>> Begin Dataset extract
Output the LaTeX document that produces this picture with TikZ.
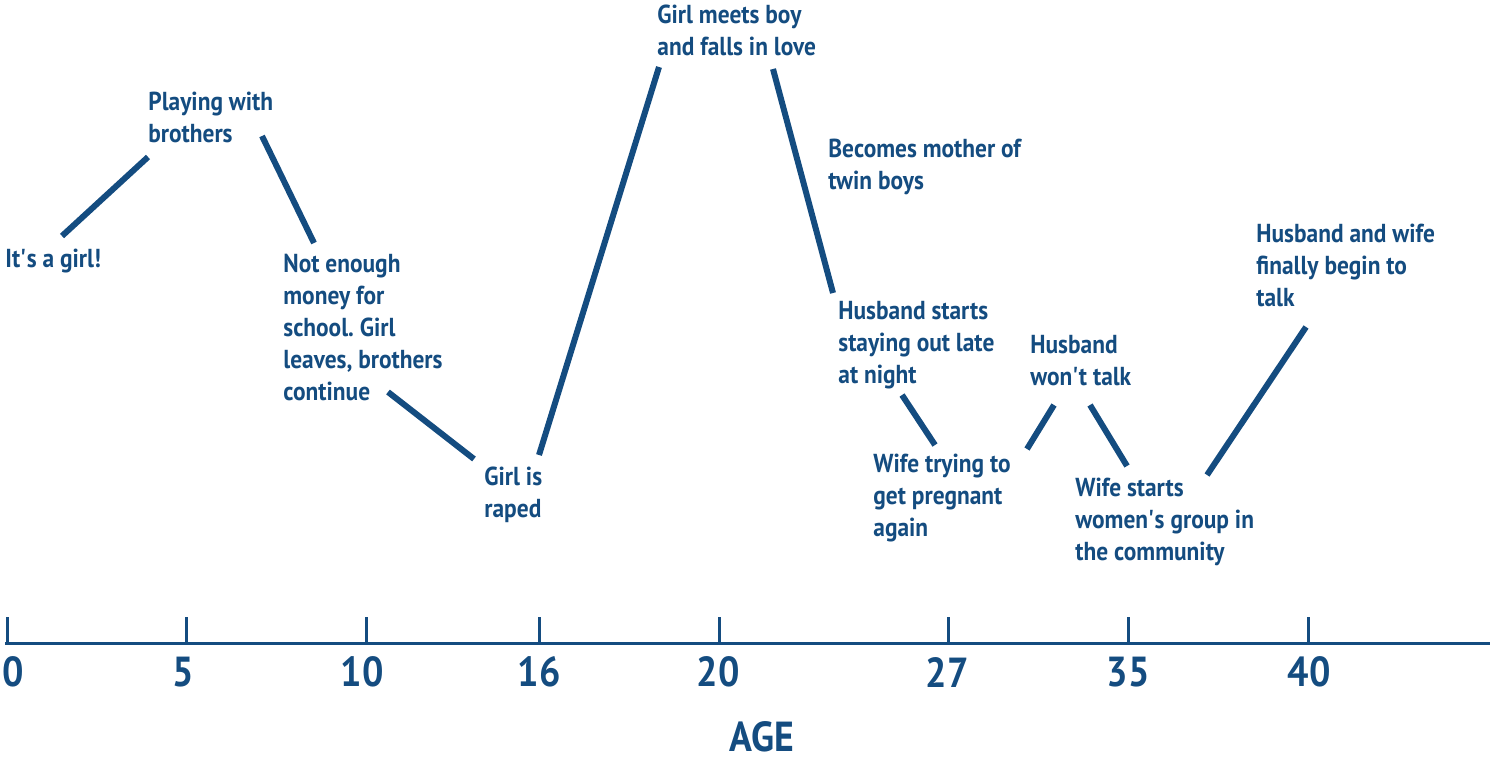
\documentclass[tikz,border=0pt]{standalone}
\usepackage{fontspec}
\setmainfont{PT Sans}[FakeStretch=0.9]
\definecolor{lineblue}{RGB}{20,76,128}

\begin{document}
\frenchspacing
\begin{tikzpicture}[x=0.5pt,y=-0.5pt,
	event/.style={anchor=north west,inner sep=0pt,align=left,text=lineblue,
		font=\fontsize{13}{16}\selectfont\bfseries},
	link/.style={lineblue,line width=3pt},
	agelabel/.style={text=lineblue,inner sep=0pt,font=\fontsize{21}{24}\selectfont\bfseries}]
	\useasboundingbox (0,0) rectangle (1491,760);
	% life events
	\node[event] (girl)     at (5,249)    {It\textquotesingle s a girl!};
	\node[event] (play)     at (148,92)   {Playing with\\brothers};
	\node[event] (school)   at (283,254)  {Not enough\\money for\\school. Girl\\leaves, brothers\\continue};
	\node[event] (raped)    at (484,467)  {Girl is\\raped};
	\node[event] (love)     at (657,5)    {Girl meets boy\\and falls in love};
	\node[event] (twins)    at (828,139)  {Becomes mother of\\twin boys};
	\node[event] (late)     at (838,301)  {Husband starts\\staying out late\\at night};
	\node[event] (pregnant) at (873,454)  {Wife trying to\\get pregnant\\again};
	\node[event] (silent)   at (1030,335) {Husband\\won\textquotesingle t talk};
	\node[event] (group)    at (1075,478) {Wife starts\\women\textquotesingle s group in\\the community};
	\node[event] (talk)     at (1256,224) {Husband and wife\\finally begin to\\talk};
	% line ends
	\coordinate (girl-up)      at (62,236);
	\coordinate (play-left)    at (148,157);
	\coordinate (play-right)   at (262,136);
	\coordinate (school-up)    at (314,243);
	\coordinate (school-down)  at (388,392);
	\coordinate (raped-left)   at (474,459);
	\coordinate (raped-right)  at (539,455);
	\coordinate (love-left)    at (659,67);
	\coordinate (love-right)   at (773,69);
	\coordinate (late-up)      at (833,293);
	\coordinate (late-down)    at (902,395);
	\coordinate (preg-left)    at (935,445);
	\coordinate (preg-right)   at (1027,449);
	\coordinate (silent-left)  at (1054,405);
	\coordinate (silent-right) at (1090,405);
	\coordinate (group-left)   at (1127,466);
	\coordinate (group-right)  at (1207,475);
	\coordinate (talk-down)    at (1306,327);
	\draw[link] (girl-up) -- (play-left);
	\draw[link] (play-right) -- (school-up);
	\draw[link] (school-down) -- (raped-left);
	\draw[link] (raped-right) -- (love-left);
	\draw[link] (love-right) -- (late-up);
	\draw[link] (late-down) -- (preg-left);
	\draw[link] (preg-right) -- (silent-left);
	\draw[link] (silent-right) -- (group-left);
	\draw[link] (group-right) -- (talk-down);
	% age axis
	\draw[lineblue,line width=1.5pt] (5,643) -- (1490,643);
	\foreach \x/\lx/\a in {7/13/0,186/183/5,366/362/10,539/539/16,719/718/20,948/947/27,1128/1128/35,1308/1309/40}
	{
		\draw[lineblue,line width=1.5pt] (\x,643) -- (\x,617);
		\node[agelabel] (age\a) at (\lx,672) {\a};
	}
	\node[agelabel] (age) at (762,737) {AGE};
\end{tikzpicture}
\end{document}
>> End Dataset extract
> Problem statement
Write out the full set of lines verbatim, without the pictures.

> Written solution
Output the LaTeX document that produces this picture with TikZ.
\documentclass[tikz,border=0pt]{standalone}
\usepackage{fontspec}
\setmainfont{PT Sans}[FakeStretch=0.9]
\definecolor{lineblue}{RGB}{20,76,128}

\begin{document}
\frenchspacing
\begin{tikzpicture}[x=0.5pt,y=-0.5pt,
	event/.style={anchor=north west,inner sep=0pt,align=left,text=lineblue,
		font=\fontsize{13}{16}\selectfont\bfseries},
	link/.style={lineblue,line width=3pt},
	agelabel/.style={text=lineblue,inner sep=0pt,font=\fontsize{21}{24}\selectfont\bfseries}]
	\useasboundingbox (0,0) rectangle (1491,760);
	% life events
	\node[event] (girl)     at (5,249)    {It\textquotesingle s a girl!};
	\node[event] (play)     at (148,92)   {Playing with\\brothers};
	\node[event] (school)   at (283,254)  {Not enough\\money for\\school. Girl\\leaves, brothers\\continue};
	\node[event] (raped)    at (484,467)  {Girl is\\raped};
	\node[event] (love)     at (657,5)    {Girl meets boy\\and falls in love};
	\node[event] (twins)    at (828,139)  {Becomes mother of\\twin boys};
	\node[event] (late)     at (838,301)  {Husband starts\\staying out late\\at night};
	\node[event] (pregnant) at (873,454)  {Wife trying to\\get pregnant\\again};
	\node[event] (silent)   at (1030,335) {Husband\\won\textquotesingle t talk};
	\node[event] (group)    at (1075,478) {Wife starts\\women\textquotesingle s group in\\the community};
	\node[event] (talk)     at (1256,224) {Husband and wife\\finally begin to\\talk};
	% line ends
	\coordinate (girl-up)      at (62,236);
	\coordinate (play-left)    at (148,157);
	\coordinate (play-right)   at (262,136);
	\coordinate (school-up)    at (314,243);
	\coordinate (school-down)  at (388,392);
	\coordinate (raped-left)   at (474,459);
	\coordinate (raped-right)  at (539,455);
	\coordinate (love-left)    at (659,67);
	\coordinate (love-right)   at (773,69);
	\coordinate (late-up)      at (833,293);
	\coordinate (late-down)    at (902,395);
	\coordinate (preg-left)    at (935,445);
	\coordinate (preg-right)   at (1027,449);
	\coordinate (silent-left)  at (1054,405);
	\coordinate (silent-right) at (1090,405);
	\coordinate (group-left)   at (1127,466);
	\coordinate (group-right)  at (1207,475);
	\coordinate (talk-down)    at (1306,327);
	\draw[link] (girl-up) -- (play-left);
	\draw[link] (play-right) -- (school-up);
	\draw[link] (school-down) -- (raped-left);
	\draw[link] (raped-right) -- (love-left);
	\draw[link] (love-right) -- (late-up);
	\draw[link] (late-down) -- (preg-left);
	\draw[link] (preg-right) -- (silent-left);
	\draw[link] (silent-right) -- (group-left);
	\draw[link] (group-right) -- (talk-down);
	% age axis
	\draw[lineblue,line width=1.5pt] (5,643) -- (1490,643);
	\foreach \x/\lx/\a in {7/13/0,186/183/5,366/362/10,539/539/16,719/718/20,948/947/27,1128/1128/35,1308/1309/40}
	{
		\draw[lineblue,line width=1.5pt] (\x,643) -- (\x,617);
		\node[agelabel] (age\a) at (\lx,672) {\a};
	}
	\node[agelabel] (age) at (762,737) {AGE};
\end{tikzpicture}
\end{document}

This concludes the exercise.